◆ **Task to complete**
Your task is to transcribe all of the data below exactly, omitting the images.

◆ **Dataset records**
═══

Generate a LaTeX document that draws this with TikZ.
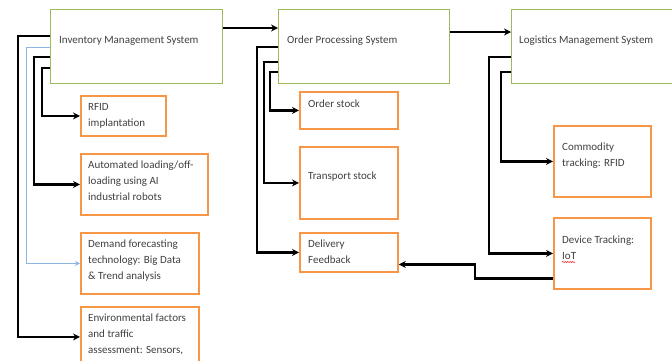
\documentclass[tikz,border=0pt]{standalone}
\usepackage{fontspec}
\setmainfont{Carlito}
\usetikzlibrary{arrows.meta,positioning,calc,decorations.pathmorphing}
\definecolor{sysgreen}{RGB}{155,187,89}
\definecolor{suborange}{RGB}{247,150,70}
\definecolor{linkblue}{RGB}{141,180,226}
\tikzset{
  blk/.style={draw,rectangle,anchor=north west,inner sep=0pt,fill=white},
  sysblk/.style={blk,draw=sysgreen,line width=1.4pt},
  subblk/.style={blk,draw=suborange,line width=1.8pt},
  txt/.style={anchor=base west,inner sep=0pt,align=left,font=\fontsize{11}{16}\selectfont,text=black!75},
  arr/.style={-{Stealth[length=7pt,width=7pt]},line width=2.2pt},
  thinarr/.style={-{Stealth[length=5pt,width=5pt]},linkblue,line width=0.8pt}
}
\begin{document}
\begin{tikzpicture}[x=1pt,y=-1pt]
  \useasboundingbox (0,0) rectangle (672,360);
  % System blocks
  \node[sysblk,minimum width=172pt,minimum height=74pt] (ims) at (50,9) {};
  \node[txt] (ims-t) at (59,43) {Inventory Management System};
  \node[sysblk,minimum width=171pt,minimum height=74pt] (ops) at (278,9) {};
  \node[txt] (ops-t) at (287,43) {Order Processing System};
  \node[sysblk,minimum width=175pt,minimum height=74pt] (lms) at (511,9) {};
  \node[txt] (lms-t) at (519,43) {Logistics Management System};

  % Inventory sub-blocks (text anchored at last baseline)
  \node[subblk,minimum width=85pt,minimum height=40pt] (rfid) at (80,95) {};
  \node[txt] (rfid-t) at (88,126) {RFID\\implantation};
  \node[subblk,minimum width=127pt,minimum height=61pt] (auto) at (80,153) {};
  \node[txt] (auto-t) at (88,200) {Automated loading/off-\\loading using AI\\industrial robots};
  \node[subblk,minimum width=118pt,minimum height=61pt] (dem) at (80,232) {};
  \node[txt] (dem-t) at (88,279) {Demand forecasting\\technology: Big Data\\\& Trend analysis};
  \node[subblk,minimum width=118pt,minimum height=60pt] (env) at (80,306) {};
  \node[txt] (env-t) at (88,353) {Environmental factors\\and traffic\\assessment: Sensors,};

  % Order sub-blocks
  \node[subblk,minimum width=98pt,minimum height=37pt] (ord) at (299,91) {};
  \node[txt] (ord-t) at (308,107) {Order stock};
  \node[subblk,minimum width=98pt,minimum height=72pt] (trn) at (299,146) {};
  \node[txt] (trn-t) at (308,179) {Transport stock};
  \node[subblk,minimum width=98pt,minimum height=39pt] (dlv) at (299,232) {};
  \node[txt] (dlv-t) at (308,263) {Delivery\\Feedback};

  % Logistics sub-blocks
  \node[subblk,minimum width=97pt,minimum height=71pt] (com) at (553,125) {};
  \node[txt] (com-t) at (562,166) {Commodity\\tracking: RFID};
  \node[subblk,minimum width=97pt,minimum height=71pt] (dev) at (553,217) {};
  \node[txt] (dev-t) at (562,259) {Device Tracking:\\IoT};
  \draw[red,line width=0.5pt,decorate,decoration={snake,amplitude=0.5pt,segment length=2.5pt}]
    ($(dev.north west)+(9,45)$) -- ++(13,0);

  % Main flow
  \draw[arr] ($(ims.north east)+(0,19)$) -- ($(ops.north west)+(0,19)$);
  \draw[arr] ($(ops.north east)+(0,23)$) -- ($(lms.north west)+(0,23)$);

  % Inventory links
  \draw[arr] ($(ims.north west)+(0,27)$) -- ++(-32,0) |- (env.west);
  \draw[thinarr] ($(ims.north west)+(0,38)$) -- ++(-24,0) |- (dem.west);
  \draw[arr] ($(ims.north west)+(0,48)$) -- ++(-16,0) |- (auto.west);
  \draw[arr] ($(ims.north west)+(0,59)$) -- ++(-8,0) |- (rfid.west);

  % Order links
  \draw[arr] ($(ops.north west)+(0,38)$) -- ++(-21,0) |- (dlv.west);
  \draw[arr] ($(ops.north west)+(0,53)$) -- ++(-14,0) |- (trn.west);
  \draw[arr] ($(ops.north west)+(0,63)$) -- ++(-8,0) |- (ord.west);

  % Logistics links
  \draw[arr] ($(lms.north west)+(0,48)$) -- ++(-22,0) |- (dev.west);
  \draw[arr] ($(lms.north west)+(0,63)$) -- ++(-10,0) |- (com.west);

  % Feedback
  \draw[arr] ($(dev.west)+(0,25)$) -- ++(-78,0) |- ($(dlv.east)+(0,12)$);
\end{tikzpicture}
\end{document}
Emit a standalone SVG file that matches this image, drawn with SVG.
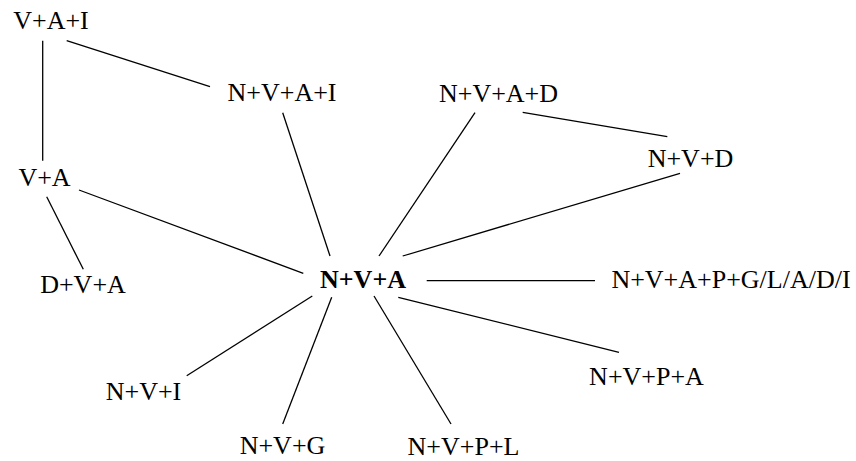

═══

◆ **Task solution**
Generate a LaTeX document that draws this with TikZ.
\documentclass[tikz,border=0pt]{standalone}
\usepackage{fontspec}
\setmainfont{Carlito}
\usetikzlibrary{arrows.meta,positioning,calc,decorations.pathmorphing}
\definecolor{sysgreen}{RGB}{155,187,89}
\definecolor{suborange}{RGB}{247,150,70}
\definecolor{linkblue}{RGB}{141,180,226}
\tikzset{
  blk/.style={draw,rectangle,anchor=north west,inner sep=0pt,fill=white},
  sysblk/.style={blk,draw=sysgreen,line width=1.4pt},
  subblk/.style={blk,draw=suborange,line width=1.8pt},
  txt/.style={anchor=base west,inner sep=0pt,align=left,font=\fontsize{11}{16}\selectfont,text=black!75},
  arr/.style={-{Stealth[length=7pt,width=7pt]},line width=2.2pt},
  thinarr/.style={-{Stealth[length=5pt,width=5pt]},linkblue,line width=0.8pt}
}
\begin{document}
\begin{tikzpicture}[x=1pt,y=-1pt]
  \useasboundingbox (0,0) rectangle (672,360);
  % System blocks
  \node[sysblk,minimum width=172pt,minimum height=74pt] (ims) at (50,9) {};
  \node[txt] (ims-t) at (59,43) {Inventory Management System};
  \node[sysblk,minimum width=171pt,minimum height=74pt] (ops) at (278,9) {};
  \node[txt] (ops-t) at (287,43) {Order Processing System};
  \node[sysblk,minimum width=175pt,minimum height=74pt] (lms) at (511,9) {};
  \node[txt] (lms-t) at (519,43) {Logistics Management System};

  % Inventory sub-blocks (text anchored at last baseline)
  \node[subblk,minimum width=85pt,minimum height=40pt] (rfid) at (80,95) {};
  \node[txt] (rfid-t) at (88,126) {RFID\\implantation};
  \node[subblk,minimum width=127pt,minimum height=61pt] (auto) at (80,153) {};
  \node[txt] (auto-t) at (88,200) {Automated loading/off-\\loading using AI\\industrial robots};
  \node[subblk,minimum width=118pt,minimum height=61pt] (dem) at (80,232) {};
  \node[txt] (dem-t) at (88,279) {Demand forecasting\\technology: Big Data\\\& Trend analysis};
  \node[subblk,minimum width=118pt,minimum height=60pt] (env) at (80,306) {};
  \node[txt] (env-t) at (88,353) {Environmental factors\\and traffic\\assessment: Sensors,};

  % Order sub-blocks
  \node[subblk,minimum width=98pt,minimum height=37pt] (ord) at (299,91) {};
  \node[txt] (ord-t) at (308,107) {Order stock};
  \node[subblk,minimum width=98pt,minimum height=72pt] (trn) at (299,146) {};
  \node[txt] (trn-t) at (308,179) {Transport stock};
  \node[subblk,minimum width=98pt,minimum height=39pt] (dlv) at (299,232) {};
  \node[txt] (dlv-t) at (308,263) {Delivery\\Feedback};

  % Logistics sub-blocks
  \node[subblk,minimum width=97pt,minimum height=71pt] (com) at (553,125) {};
  \node[txt] (com-t) at (562,166) {Commodity\\tracking: RFID};
  \node[subblk,minimum width=97pt,minimum height=71pt] (dev) at (553,217) {};
  \node[txt] (dev-t) at (562,259) {Device Tracking:\\IoT};
  \draw[red,line width=0.5pt,decorate,decoration={snake,amplitude=0.5pt,segment length=2.5pt}]
    ($(dev.north west)+(9,45)$) -- ++(13,0);

  % Main flow
  \draw[arr] ($(ims.north east)+(0,19)$) -- ($(ops.north west)+(0,19)$);
  \draw[arr] ($(ops.north east)+(0,23)$) -- ($(lms.north west)+(0,23)$);

  % Inventory links
  \draw[arr] ($(ims.north west)+(0,27)$) -- ++(-32,0) |- (env.west);
  \draw[thinarr] ($(ims.north west)+(0,38)$) -- ++(-24,0) |- (dem.west);
  \draw[arr] ($(ims.north west)+(0,48)$) -- ++(-16,0) |- (auto.west);
  \draw[arr] ($(ims.north west)+(0,59)$) -- ++(-8,0) |- (rfid.west);

  % Order links
  \draw[arr] ($(ops.north west)+(0,38)$) -- ++(-21,0) |- (dlv.west);
  \draw[arr] ($(ops.north west)+(0,53)$) -- ++(-14,0) |- (trn.west);
  \draw[arr] ($(ops.north west)+(0,63)$) -- ++(-8,0) |- (ord.west);

  % Logistics links
  \draw[arr] ($(lms.north west)+(0,48)$) -- ++(-22,0) |- (dev.west);
  \draw[arr] ($(lms.north west)+(0,63)$) -- ++(-10,0) |- (com.west);

  % Feedback
  \draw[arr] ($(dev.west)+(0,25)$) -- ++(-78,0) |- ($(dlv.east)+(0,12)$);
\end{tikzpicture}
\end{document}
Emit a standalone SVG file that matches this image, drawn with SVG.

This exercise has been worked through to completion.